[:en]There is a widely broadcasted event of Armatya Sen being interrogated at Heathrow by a some what slow and ill informed immigration officer. In Sen’s immaculate wit we can all enjoy the moment. Well of course we would recognise the great man, have read his books or columns about him. Recall the 2016 event:
“Mr. Sen, now a professor at Harvard, was awarded the 1998 Nobel Prize in economics for his contributions to the field of welfare economics. He has a CV so seriously good that everyone, surely, knows of his being (in his previous post) the Master of Trinity College, Cambridge, the apex of the British academic pyramid. Everyone, that is, except a British immigration official at Heathrow Airport a few years ago who, on looking at Mr. Sen’s Indian passport and then at his home address on the immigration form–“Master’s Lodge, Trinity College, Cambridge”–asked whether Mr. Sen was a close friend of the Master. This question made Mr. Sen enter into a private contemplation, rather self-indulgent in the circumstances, of whether “I could claim to be a friend of myself.” As the seconds ticked away without answer, the immigration officer asked whether there was an “irregularity” with Mr. Sen’s immigration status. And can you blame the man? Yet Mr. Sen–in his amused-but-chippy recall of the episode–says that the encounter was “a reminder, if one were needed, that identity can be a complicated matter.”
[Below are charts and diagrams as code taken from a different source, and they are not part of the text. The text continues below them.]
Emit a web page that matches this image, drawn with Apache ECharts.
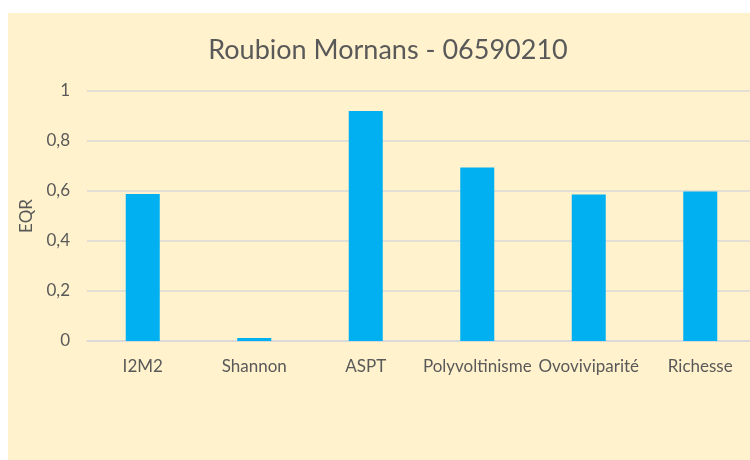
<!DOCTYPE html>
<html>
<head>
<meta charset="utf-8">
<script src="https://cdn.jsdelivr.net/npm/echarts@6/dist/echarts.min.js"></script>
<style>
  html, body { margin: 0; padding: 0; background: #fff; overflow: hidden; width: 750px; height: 460px; }
  #chart { position: absolute; left: 8px; top: 13px; width: 760px; height: 460px; background: #FFF2CC; }
</style>
</head>
<body>
<div id="chart"></div>
<script>
// données
const categories = ['I2M2', 'Shannon', 'ASPT', 'Polyvoltinisme', 'Ovoviviparité', 'Richesse'];
const eqrValues = [0.588, 0.012, 0.92, 0.694, 0.586, 0.598];
const yTicks = [0, 0.2, 0.4, 0.6, 0.8, 1];

const chart = echarts.init(document.getElementById('chart'));

const textColor = '#595959';
const font = 'Lato, "Open Sans", sans-serif';

chart.setOption({
  backgroundColor: '#FFF2CC',
  animation: false,
  title: {
    text: 'Roubion Mornans - 06590210',
    left: 'center',
    top: 19,
    textStyle: { color: textColor, fontFamily: font, fontSize: 27, fontWeight: 'normal' }
  },
  grid: { left: 79, right: 12, top: 78, bottom: 132 },
  xAxis: {
    type: 'category',
    data: categories,
    axisLine: { lineStyle: { color: '#D9D9D9', width: 1.5 } },
    axisTick: { show: false },
    axisLabel: { color: textColor, fontFamily: font, fontSize: 17, margin: 17, interval: 0 }
  },
  yAxis: {
    type: 'value',
    min: yTicks[0],
    max: yTicks[yTicks.length - 1],
    interval: 0.2,
    name: 'EQR',
    nameLocation: 'middle',
    nameGap: 52,
    nameTextStyle: { color: textColor, fontFamily: font, fontSize: 17 },
    axisLine: { show: false },
    axisTick: { show: false },
    axisLabel: {
      color: textColor, fontFamily: font, fontSize: 17, margin: 17,
      formatter: v => String(Math.round(v * 10) / 10).replace('.', ',')
    },
    splitLine: { lineStyle: { color: '#D9D9D9', width: 1.5 } }
  },
  series: [{
    name: 'EQR',
    type: 'bar',
    data: eqrValues,
    barWidth: 34,
    itemStyle: { color: '#00B0F0' }
  }]
});
</script>
</body>
</html>
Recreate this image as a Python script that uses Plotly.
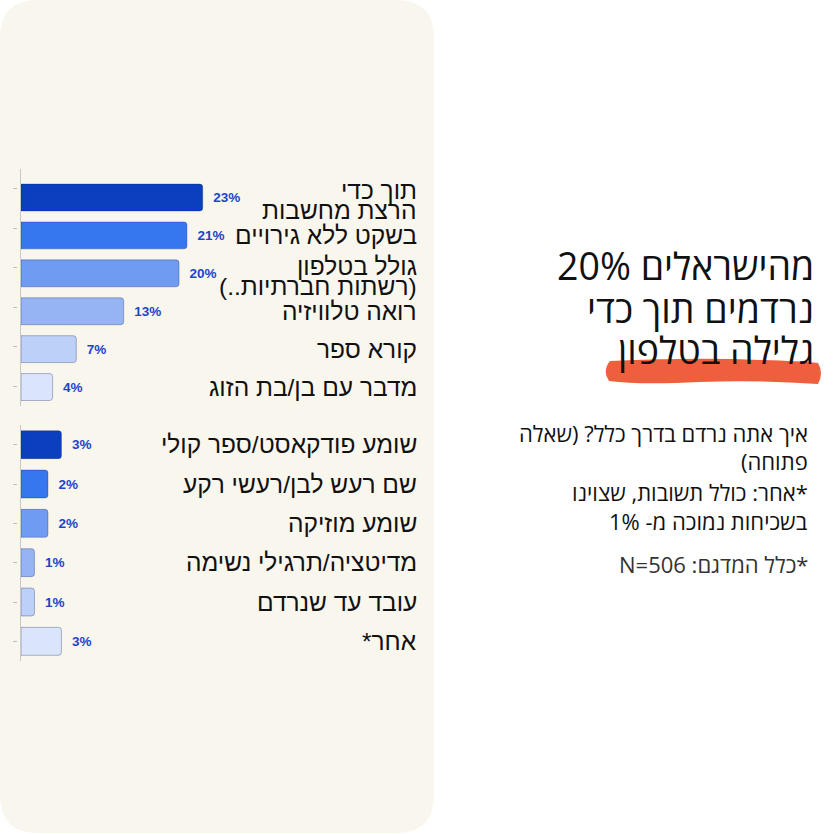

Let us however compare that with another situation. A Nigerian of Lebanese descent arrives at Heathrow and shows his passport to the immigration officer. Now the immigration officer is of Asian descent, probably Indian. He looks at the passport and then at the traveller whose skin is white and says ‘how can you be Nigerian?’ The deliciousness of the situation is that here is someone who looks Asian and is obviously British unable to think that someone who looks white could be Nigerian.
So how many people assume you cannot be African if you have a white skin, but accept you can be British or American with a Black skin?
A little self reflection goes a long way.